Turtle Feet: The Making And Unmaking Of A Buddist Monk
By Nikolai Grozni
New York: Riverhead Books, 2008
336 pp., $24.95 (cloth)

100revryingrobesWin08The role of monasticism in Buddhist life is a great challenge in the West. To many converts here, the 227 rules for Therevada monks (and 331 rules for nuns) seem rigid and inflexible, exactly the sort of stuffiness they had rejected when embracing Buddhism. To others, shaved heads and funny robes can seem cultish or just plain weird.

In Turtle Feet, the young Bulgarian-born musician and writer Nikolai Grozni recounts his own two-and-ahalf years in funny robes as a Tibetan Buddhist monk in India, “without newspapers, radio, TV, jazz, non- Tibetan books, social obligations, a girlfriend, and a nine-to-five job.” The result is a thoroughly entertaining exploration of Buddhist monasticism from the inside—and a unique view into the Tibetan refugee community and Buddhism itself.

Grozni’s prose is both evocative and unsentimental, as in this early description of arriving in Dharamsala, the capital city of the Tibetan diaspora, shortly after his ordination:

Since it was July, the Himalayas looked like a collapsing mud cake: roads gave way to uprooted crags, fortifications yielded to sinking houses, electricity poles pointed to the horizon, water pipes burst and dug gullies. … Dharamsala’s main street was right below us—a narrow dirt road lined with rows of shops and restaurants stacked upon one another like towers made from a mishmash of incompatible construction sets. A web of telephone wires, dilapidated awnings, and dirty plastic sheets wrapped the street and all buildings, giving the impression of a village seized by a monster spider.
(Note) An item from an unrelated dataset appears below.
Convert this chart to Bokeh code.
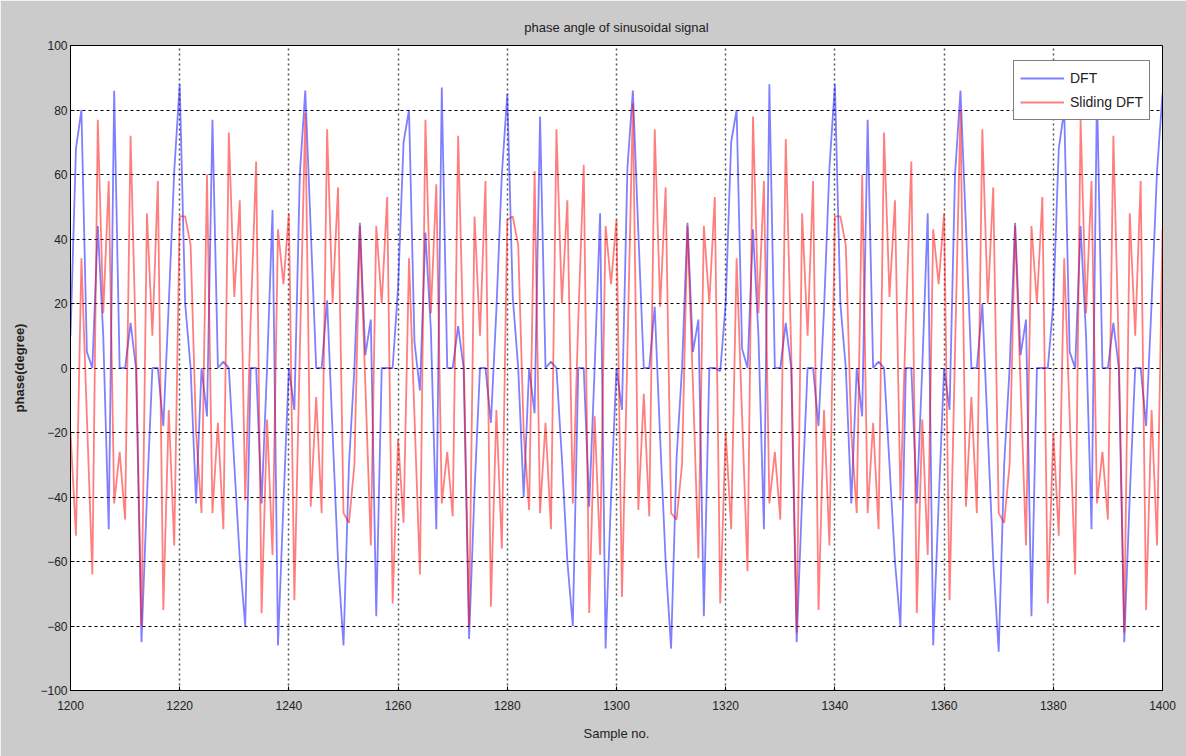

Grozni is 22 when he arrives in India, a recent dropout from the Berklee College of Music in Boston. He immerses himself in Tibetan language and culture, and studies Buddhist doctrine with unusual intensity. Judging by his writing here, these efforts bore fruit, and his explanations of the dharma are penetrating and clear. He devotes much time to emptiness, which he defines elegantly as “the idea that exteriors don’t represent the inner essence of objects, … that every experience is superficial, a mere gloss.” He even manages his own one-sentence reworking of the Four Noble Truths:

Reality was a construct; because it was a construct, it never worked the way you expected it to; perpetuating this construct was the same as perpetuating sorrow; dissolving this construct was the end of sorrow.

One lesson of Buddhism is that unlike fiction, life does not have a plot. Characters float in and out, events do not follow easy narratives, and many hours are wasted on trivial pursuits that do not make for interesting reading. The challenge for a memoirist like Grozni is to pretend otherwise without resorting to wholesale fabrication. For the most part, he succeeds. The overarching story is pegged to Grozni’s friend, Tsar, a Bosnian and fellow monk stranded in India as his home country disintegrates into war. Grozni’s friendship with Tsar also provides an opportunity for him to comment on their shared bond of Balkan culture: a love of chess and cigarettes, and an indigenous fatalism he describes as “the sense that you come into this world deprived and destined to end up in the gutter, and that whatever good happens to you is always the result of chance or some wild statistical aberration.”

THE CAST of secondary characters in Turtle Feet is entertaining and well drawn; it includes Damien, “a 22–year-old guy from L.A. who talked about Eastern philosophy the way rappers talk about the ’hood” (as in “I dig the dharma, bro”), and Hans, a German monk who says things like “votch carefully” and “I am zeh master.” The Tibetans we meet are similarly engaging, if somewhat more enigmatic. The motherly Ani Dawa, “a tiny Tibetan nun in her forties,” is a nearly constant presence for much of the book, guiding Grozni through his studies. His later teacher, Geshe Yama Tseten, is wonderfully grumpy, predicting that Grozni will renounce his vows, “go back to the West, lead a meaningless life, and die a fool.” (He got the first part right, at least.)

Buddhist schools in the West have dealt with monasticism in various ways. Much of the American Soto Zen community has embraced a very open style of ordained clergy, with equality of men and women and no long-term celibacy. Tibetan Buddhists here are often more ambivalent, honoring visiting monks and nuns but not encouraging the monastic path for local sangha members. Others, including many Vipassana sanghas, have dispensed with formal ordination altogether, focusing on lay practice exclusively.

In the end, Grozni, too, rejects monasticism, at least as a lifelong path. “I didn’t want to parade my spirituality through the streets,” he explains. Still, he finds renouncing his vows harder than taking them had been. “I missed my robes,” he admits. “It is so easy for us to find something to hide behind.”

At the close of this splendid spiritual memoir, Grozni leaves the “amplified silence” of the Himalayas, returning to the West to “fall in love” and “write silly books.” But his time in robes was not wasted. “In order to understand something clearly,” he tells us, “one must first give it up.”